Exercise description: Pictures in the data below are not part of the copy; transcribe everything else exactly.

Information given:

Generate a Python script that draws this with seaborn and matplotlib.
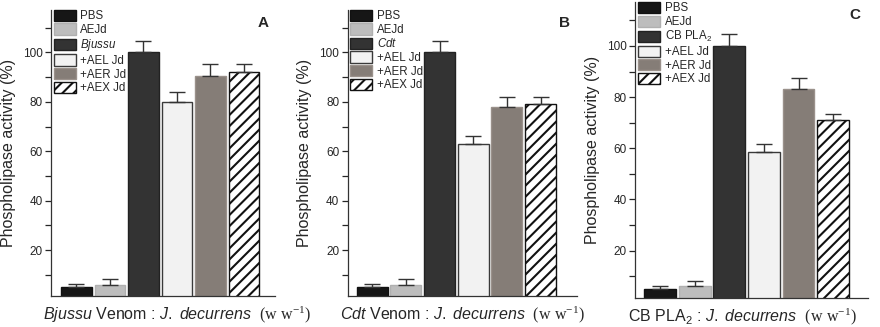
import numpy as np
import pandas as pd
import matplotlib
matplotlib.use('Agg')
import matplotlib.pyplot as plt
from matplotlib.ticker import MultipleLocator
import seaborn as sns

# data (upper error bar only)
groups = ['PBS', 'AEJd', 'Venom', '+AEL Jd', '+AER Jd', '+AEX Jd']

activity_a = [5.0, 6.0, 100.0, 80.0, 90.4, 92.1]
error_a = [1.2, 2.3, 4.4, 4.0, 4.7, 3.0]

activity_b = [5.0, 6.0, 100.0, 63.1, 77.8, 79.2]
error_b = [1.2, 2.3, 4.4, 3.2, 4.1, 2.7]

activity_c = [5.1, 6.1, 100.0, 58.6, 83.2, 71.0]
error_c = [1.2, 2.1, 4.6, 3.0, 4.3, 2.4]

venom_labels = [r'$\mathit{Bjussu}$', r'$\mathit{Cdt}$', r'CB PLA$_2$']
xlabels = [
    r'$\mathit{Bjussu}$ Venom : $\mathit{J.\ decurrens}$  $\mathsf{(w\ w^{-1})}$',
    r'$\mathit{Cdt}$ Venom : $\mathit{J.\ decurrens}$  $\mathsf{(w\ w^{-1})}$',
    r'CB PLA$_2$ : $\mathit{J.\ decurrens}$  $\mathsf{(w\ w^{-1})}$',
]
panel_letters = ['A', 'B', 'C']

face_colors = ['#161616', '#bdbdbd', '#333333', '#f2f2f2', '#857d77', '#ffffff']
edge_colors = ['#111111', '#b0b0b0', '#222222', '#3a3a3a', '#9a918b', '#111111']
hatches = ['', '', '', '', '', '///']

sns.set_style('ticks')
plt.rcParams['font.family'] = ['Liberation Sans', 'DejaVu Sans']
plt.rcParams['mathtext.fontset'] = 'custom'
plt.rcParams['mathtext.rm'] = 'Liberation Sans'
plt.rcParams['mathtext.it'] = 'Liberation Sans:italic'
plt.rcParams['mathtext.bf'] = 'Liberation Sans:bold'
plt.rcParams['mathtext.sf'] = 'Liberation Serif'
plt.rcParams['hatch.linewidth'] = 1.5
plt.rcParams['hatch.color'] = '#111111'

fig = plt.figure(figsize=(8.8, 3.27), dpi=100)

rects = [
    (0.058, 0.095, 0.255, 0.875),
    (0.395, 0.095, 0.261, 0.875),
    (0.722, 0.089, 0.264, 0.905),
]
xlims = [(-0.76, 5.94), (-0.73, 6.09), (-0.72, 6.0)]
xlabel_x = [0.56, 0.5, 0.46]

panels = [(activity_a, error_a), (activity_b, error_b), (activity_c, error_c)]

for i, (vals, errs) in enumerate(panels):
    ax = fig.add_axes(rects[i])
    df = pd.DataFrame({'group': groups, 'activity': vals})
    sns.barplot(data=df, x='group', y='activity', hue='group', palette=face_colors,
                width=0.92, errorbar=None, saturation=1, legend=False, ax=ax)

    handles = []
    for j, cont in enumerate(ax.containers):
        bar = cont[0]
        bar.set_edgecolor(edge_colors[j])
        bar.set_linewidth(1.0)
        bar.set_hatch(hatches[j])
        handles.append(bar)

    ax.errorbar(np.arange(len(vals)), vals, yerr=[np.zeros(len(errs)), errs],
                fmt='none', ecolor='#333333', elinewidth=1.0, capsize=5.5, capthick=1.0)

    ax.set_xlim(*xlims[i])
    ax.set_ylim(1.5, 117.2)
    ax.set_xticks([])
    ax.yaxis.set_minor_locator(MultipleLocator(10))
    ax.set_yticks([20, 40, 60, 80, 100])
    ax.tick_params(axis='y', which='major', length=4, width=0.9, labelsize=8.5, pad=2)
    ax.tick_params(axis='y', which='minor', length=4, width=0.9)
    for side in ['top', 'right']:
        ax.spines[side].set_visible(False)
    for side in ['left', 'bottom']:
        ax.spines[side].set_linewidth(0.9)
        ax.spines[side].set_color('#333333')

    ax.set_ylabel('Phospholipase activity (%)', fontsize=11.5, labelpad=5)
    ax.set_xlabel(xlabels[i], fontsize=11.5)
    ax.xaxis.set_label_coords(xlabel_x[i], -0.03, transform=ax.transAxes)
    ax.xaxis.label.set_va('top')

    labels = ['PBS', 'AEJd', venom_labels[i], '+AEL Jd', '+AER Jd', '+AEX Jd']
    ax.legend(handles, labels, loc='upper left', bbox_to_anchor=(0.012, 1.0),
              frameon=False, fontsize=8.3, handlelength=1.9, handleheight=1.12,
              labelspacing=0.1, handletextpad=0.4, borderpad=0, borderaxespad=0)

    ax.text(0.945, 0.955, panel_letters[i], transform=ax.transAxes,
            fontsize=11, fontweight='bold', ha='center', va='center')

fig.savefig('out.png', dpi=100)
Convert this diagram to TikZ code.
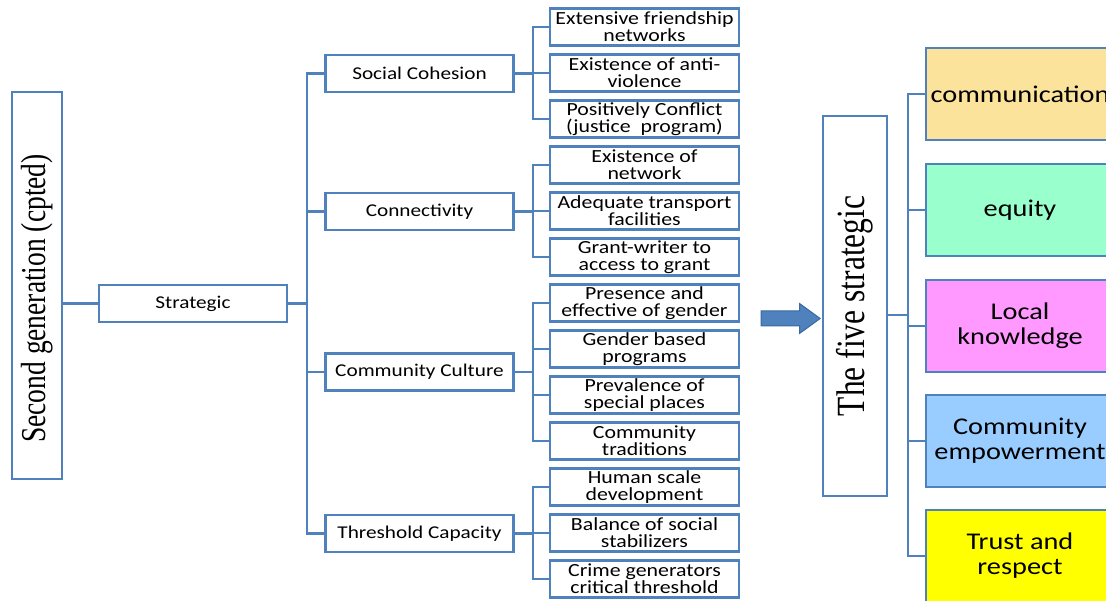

In response:
Generate a Python script that draws this with seaborn and matplotlib.
import numpy as np
import pandas as pd
import matplotlib
matplotlib.use('Agg')
import matplotlib.pyplot as plt
from matplotlib.ticker import MultipleLocator
import seaborn as sns

# data (upper error bar only)
groups = ['PBS', 'AEJd', 'Venom', '+AEL Jd', '+AER Jd', '+AEX Jd']

activity_a = [5.0, 6.0, 100.0, 80.0, 90.4, 92.1]
error_a = [1.2, 2.3, 4.4, 4.0, 4.7, 3.0]

activity_b = [5.0, 6.0, 100.0, 63.1, 77.8, 79.2]
error_b = [1.2, 2.3, 4.4, 3.2, 4.1, 2.7]

activity_c = [5.1, 6.1, 100.0, 58.6, 83.2, 71.0]
error_c = [1.2, 2.1, 4.6, 3.0, 4.3, 2.4]

venom_labels = [r'$\mathit{Bjussu}$', r'$\mathit{Cdt}$', r'CB PLA$_2$']
xlabels = [
    r'$\mathit{Bjussu}$ Venom : $\mathit{J.\ decurrens}$  $\mathsf{(w\ w^{-1})}$',
    r'$\mathit{Cdt}$ Venom : $\mathit{J.\ decurrens}$  $\mathsf{(w\ w^{-1})}$',
    r'CB PLA$_2$ : $\mathit{J.\ decurrens}$  $\mathsf{(w\ w^{-1})}$',
]
panel_letters = ['A', 'B', 'C']

face_colors = ['#161616', '#bdbdbd', '#333333', '#f2f2f2', '#857d77', '#ffffff']
edge_colors = ['#111111', '#b0b0b0', '#222222', '#3a3a3a', '#9a918b', '#111111']
hatches = ['', '', '', '', '', '///']

sns.set_style('ticks')
plt.rcParams['font.family'] = ['Liberation Sans', 'DejaVu Sans']
plt.rcParams['mathtext.fontset'] = 'custom'
plt.rcParams['mathtext.rm'] = 'Liberation Sans'
plt.rcParams['mathtext.it'] = 'Liberation Sans:italic'
plt.rcParams['mathtext.bf'] = 'Liberation Sans:bold'
plt.rcParams['mathtext.sf'] = 'Liberation Serif'
plt.rcParams['hatch.linewidth'] = 1.5
plt.rcParams['hatch.color'] = '#111111'

fig = plt.figure(figsize=(8.8, 3.27), dpi=100)

rects = [
    (0.058, 0.095, 0.255, 0.875),
    (0.395, 0.095, 0.261, 0.875),
    (0.722, 0.089, 0.264, 0.905),
]
xlims = [(-0.76, 5.94), (-0.73, 6.09), (-0.72, 6.0)]
xlabel_x = [0.56, 0.5, 0.46]

panels = [(activity_a, error_a), (activity_b, error_b), (activity_c, error_c)]

for i, (vals, errs) in enumerate(panels):
    ax = fig.add_axes(rects[i])
    df = pd.DataFrame({'group': groups, 'activity': vals})
    sns.barplot(data=df, x='group', y='activity', hue='group', palette=face_colors,
                width=0.92, errorbar=None, saturation=1, legend=False, ax=ax)

    handles = []
    for j, cont in enumerate(ax.containers):
        bar = cont[0]
        bar.set_edgecolor(edge_colors[j])
        bar.set_linewidth(1.0)
        bar.set_hatch(hatches[j])
        handles.append(bar)

    ax.errorbar(np.arange(len(vals)), vals, yerr=[np.zeros(len(errs)), errs],
                fmt='none', ecolor='#333333', elinewidth=1.0, capsize=5.5, capthick=1.0)

    ax.set_xlim(*xlims[i])
    ax.set_ylim(1.5, 117.2)
    ax.set_xticks([])
    ax.yaxis.set_minor_locator(MultipleLocator(10))
    ax.set_yticks([20, 40, 60, 80, 100])
    ax.tick_params(axis='y', which='major', length=4, width=0.9, labelsize=8.5, pad=2)
    ax.tick_params(axis='y', which='minor', length=4, width=0.9)
    for side in ['top', 'right']:
        ax.spines[side].set_visible(False)
    for side in ['left', 'bottom']:
        ax.spines[side].set_linewidth(0.9)
        ax.spines[side].set_color('#333333')

    ax.set_ylabel('Phospholipase activity (%)', fontsize=11.5, labelpad=5)
    ax.set_xlabel(xlabels[i], fontsize=11.5)
    ax.xaxis.set_label_coords(xlabel_x[i], -0.03, transform=ax.transAxes)
    ax.xaxis.label.set_va('top')

    labels = ['PBS', 'AEJd', venom_labels[i], '+AEL Jd', '+AER Jd', '+AEX Jd']
    ax.legend(handles, labels, loc='upper left', bbox_to_anchor=(0.012, 1.0),
              frameon=False, fontsize=8.3, handlelength=1.9, handleheight=1.12,
              labelspacing=0.1, handletextpad=0.4, borderpad=0, borderaxespad=0)

    ax.text(0.945, 0.955, panel_letters[i], transform=ax.transAxes,
            fontsize=11, fontweight='bold', ha='center', va='center')

fig.savefig('out.png', dpi=100)
Convert this diagram to TikZ code.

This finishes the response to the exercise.